What you need to do
From the records below, pull each line that has "this".

Records supplied

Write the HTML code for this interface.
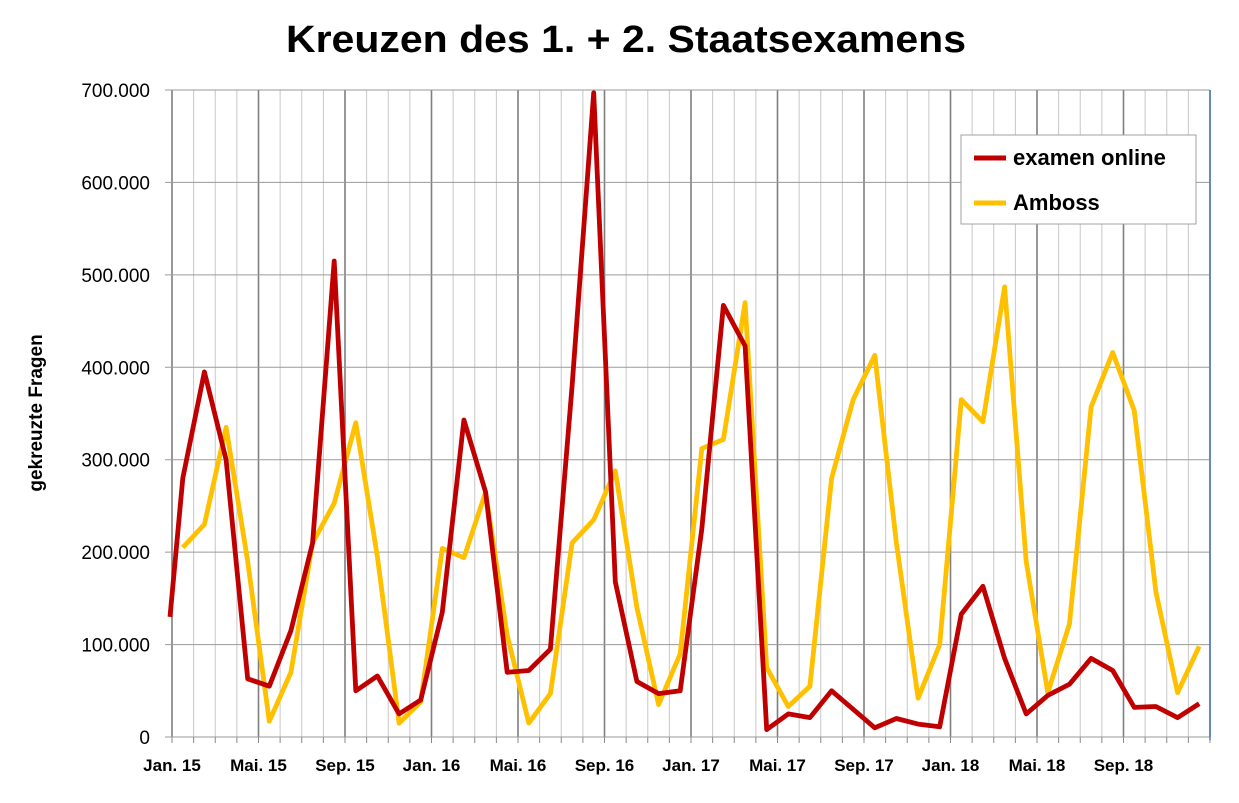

==

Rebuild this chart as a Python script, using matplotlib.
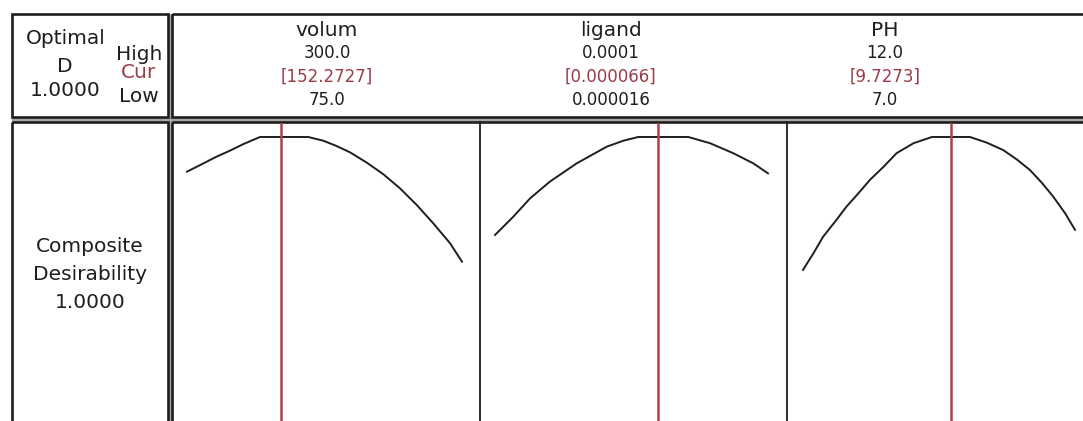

==

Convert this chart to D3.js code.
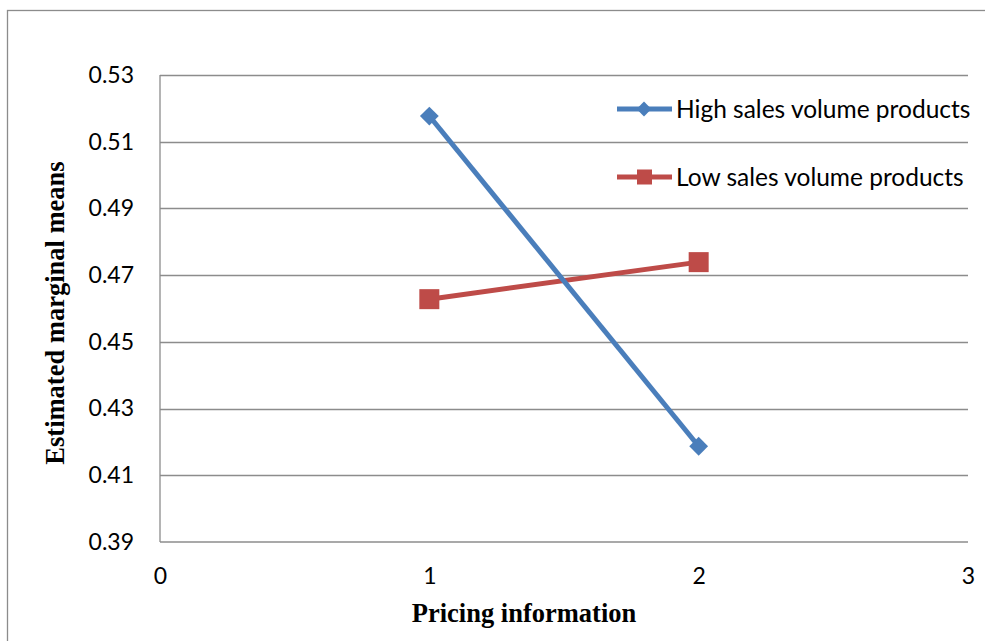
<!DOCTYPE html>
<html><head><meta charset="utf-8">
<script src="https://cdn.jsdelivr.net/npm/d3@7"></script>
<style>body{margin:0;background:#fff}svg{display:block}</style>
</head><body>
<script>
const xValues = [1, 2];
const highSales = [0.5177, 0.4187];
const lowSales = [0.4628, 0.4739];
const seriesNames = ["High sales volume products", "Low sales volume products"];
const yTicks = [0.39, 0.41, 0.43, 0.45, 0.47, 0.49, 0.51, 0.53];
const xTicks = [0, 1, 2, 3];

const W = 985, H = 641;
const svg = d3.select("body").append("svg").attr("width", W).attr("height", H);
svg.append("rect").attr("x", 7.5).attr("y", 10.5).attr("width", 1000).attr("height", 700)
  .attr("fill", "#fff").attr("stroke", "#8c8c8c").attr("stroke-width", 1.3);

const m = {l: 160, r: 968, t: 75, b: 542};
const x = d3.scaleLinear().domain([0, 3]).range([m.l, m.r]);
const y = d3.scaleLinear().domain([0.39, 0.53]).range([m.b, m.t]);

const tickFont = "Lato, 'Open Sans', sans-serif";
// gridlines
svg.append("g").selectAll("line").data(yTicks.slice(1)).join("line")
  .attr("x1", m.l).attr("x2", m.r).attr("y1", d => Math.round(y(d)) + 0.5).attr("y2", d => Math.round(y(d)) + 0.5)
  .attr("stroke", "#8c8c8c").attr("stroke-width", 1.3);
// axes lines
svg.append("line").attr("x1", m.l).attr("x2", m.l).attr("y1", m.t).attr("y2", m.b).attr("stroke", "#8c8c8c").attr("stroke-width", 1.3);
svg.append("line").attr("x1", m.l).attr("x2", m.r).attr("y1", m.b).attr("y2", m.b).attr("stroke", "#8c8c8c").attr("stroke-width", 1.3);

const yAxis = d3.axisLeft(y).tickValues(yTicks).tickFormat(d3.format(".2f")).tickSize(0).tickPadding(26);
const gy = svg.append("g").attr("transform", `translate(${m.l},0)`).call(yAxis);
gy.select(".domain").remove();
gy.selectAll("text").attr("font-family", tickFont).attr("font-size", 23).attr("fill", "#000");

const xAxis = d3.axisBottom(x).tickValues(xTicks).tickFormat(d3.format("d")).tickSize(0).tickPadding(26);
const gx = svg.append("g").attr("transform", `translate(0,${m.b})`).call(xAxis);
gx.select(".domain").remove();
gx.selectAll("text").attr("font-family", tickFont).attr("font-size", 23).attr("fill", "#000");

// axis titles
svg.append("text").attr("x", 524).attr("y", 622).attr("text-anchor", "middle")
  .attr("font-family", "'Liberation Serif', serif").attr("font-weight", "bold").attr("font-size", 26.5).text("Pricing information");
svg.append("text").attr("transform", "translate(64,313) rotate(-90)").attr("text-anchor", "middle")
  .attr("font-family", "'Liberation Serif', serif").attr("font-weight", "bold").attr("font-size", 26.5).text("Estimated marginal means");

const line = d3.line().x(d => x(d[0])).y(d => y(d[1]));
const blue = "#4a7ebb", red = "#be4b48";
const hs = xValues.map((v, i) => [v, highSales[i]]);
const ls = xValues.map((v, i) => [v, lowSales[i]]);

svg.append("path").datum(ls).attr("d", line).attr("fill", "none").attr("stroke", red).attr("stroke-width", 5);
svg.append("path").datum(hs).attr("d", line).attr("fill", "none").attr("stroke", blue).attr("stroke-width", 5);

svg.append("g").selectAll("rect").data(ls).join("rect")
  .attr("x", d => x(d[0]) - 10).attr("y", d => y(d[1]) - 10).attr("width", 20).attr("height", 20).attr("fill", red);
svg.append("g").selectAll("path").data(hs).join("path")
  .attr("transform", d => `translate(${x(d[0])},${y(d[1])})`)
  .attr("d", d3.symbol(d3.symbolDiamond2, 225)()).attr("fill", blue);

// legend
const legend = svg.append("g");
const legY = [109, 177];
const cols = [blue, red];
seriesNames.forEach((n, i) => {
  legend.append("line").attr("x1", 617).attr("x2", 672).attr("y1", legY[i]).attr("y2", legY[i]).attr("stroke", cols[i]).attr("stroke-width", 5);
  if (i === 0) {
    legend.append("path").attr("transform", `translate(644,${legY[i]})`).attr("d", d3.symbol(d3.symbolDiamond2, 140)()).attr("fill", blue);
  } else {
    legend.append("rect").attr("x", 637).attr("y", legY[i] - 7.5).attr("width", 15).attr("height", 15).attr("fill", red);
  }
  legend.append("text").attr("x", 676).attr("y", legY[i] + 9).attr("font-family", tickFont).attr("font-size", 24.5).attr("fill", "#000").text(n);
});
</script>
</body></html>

Exercise answer
Write the HTML code for this interface.
Rebuild this chart as a Python script, using matplotlib.
Convert this chart to D3.js code.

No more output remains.